Reading books during a pandemic

Literary event

There’s a terrible inequity in asking people to please read my new book Living Color: Angie Rubio Stories when I’ve been unable to read more than a few books since the pandemic disrupted our lives and unsettled our psyches. While many others found solace and refuge in books, my brain failed to connect with words on the page. I instead turned my harmless evening routine of doing the NYT crossword online into a quietly mad compulsion. Once I finished the daily puzzle, I would go to the archives, which contain old Thursday, Friday, and Saturday puzzles, the hardest of the week.  I would do several of these before bedtime, which normally was my book-reading time. My brain got accustomed to seeing words in a grid rather than in sentences and as responses to puns and clues rather than to fully articulated ideas and emotions.

I continued to buy books. I just wasn’t doing very well at reading them.

My inability to focus may also have been due to the anxiety and preparation around promoting my own book. Also, for seven months I had the adorable distraction of our grandson whom I was helping our daughter care for until her partner in Ecuador could get his pandemic-delayed visa and join them in the States. At the end of a day in which Ilio had been the main attraction, my mind remained focused on him, wondering what kind of world he will live in, what kind of characteristics will he have to nurture in himself to persevere through difficult times in his future. Maybe I was afraid to read books because I might be reminded of the perils humans face just by the fact of living in the world.

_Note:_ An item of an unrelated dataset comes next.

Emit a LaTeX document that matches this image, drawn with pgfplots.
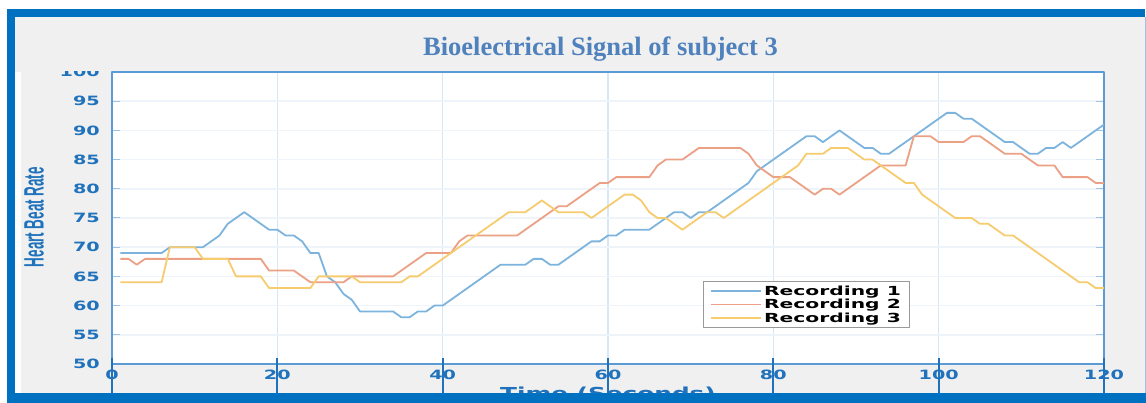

At a certain point though, one must always return to stories, that is, other stories besides your own that you’re trying to promote when launching a book during a pandemic. I started with flash fiction. ordering Veronica Montes’ chapbook The Conquered Sits at the Bus Stop, Waiting, winner of the Black River Chapbook Competition from Black Lawrence Press. That title is a story in itself. Or a poem. Anyone who puts words together like that makes me want to read more. These stories both steal your breath and resuscitate you with their language as they take you into the depths of their compressed heart.

A few weeks ago I took an online workshop from Veronica. Among the examples she used was a piece by Marianne Villanueva, another writer I admire. Veronica’s workshop and Marianne’s story “A Prayer Answered,” inspired the start of a story that I’ll be working on during this pandemic winter.

Another book I read was Flying Free: My Victory over Fear to Become the First Latina Pilot on the US Aerobatic Team by Cecilia Aragon. I recently did a virtual Town Hall Seattle event with her. Our books were released within a day of each other in September and I had been looking forward to reading her memoir. When one of my daughters suggested I pitch an event to Town Hall, I immediately thought of Cecilia as someone to share the virtual stage with. My collection of stories about the fictional Angie Rubio’s life lessons about being a brown girl in a world not made for her intersected on many levels with Cecilia’s account of the childhood bullying and racist treatment she received from teachers and peers. While Angie’s story did not take her into adulthood, Cecilia’s accomplishments as a pilot, computer scientist, and professor is a real-life example of the strength and resilience of little brown girls who grow up to be badass brown women. Our Town Hall conversation felt like an affirmation of sisterhood. If you missed it, you can watch it here.

Reading Rachel Swearingen’s debut collection How to Walk on Water and Other Stories made it clear to me how ready I was to re-immerse myself in reading, how much I needed this elegantly wrought set of stories. Each is peopled with characters that may seem alarmingly quirky or woefully damaged, yet you’re convinced they exist in the world because the writing touches so close to our deeply held human desires and secrets. You can tell by her stories that Swearingen is smart, a deft reader of the human condition, and a faithful renderer on the page of our foibles and wants.

Our mutual writer friend Jennifer Munro suggested we do an event together, and so it will be! Rachel and I are scheduled on December 8 for a virtual Elliott Bay Book Company conversation. We’ll talk about the short story and how it’s made and out of what sweat and magic.

There’s always comfort in books and stories even when you think nothing could possibly lift you from your pandemic-induced fractured focus.  So on behalf of the authors mentioned here, I invite you to read our books.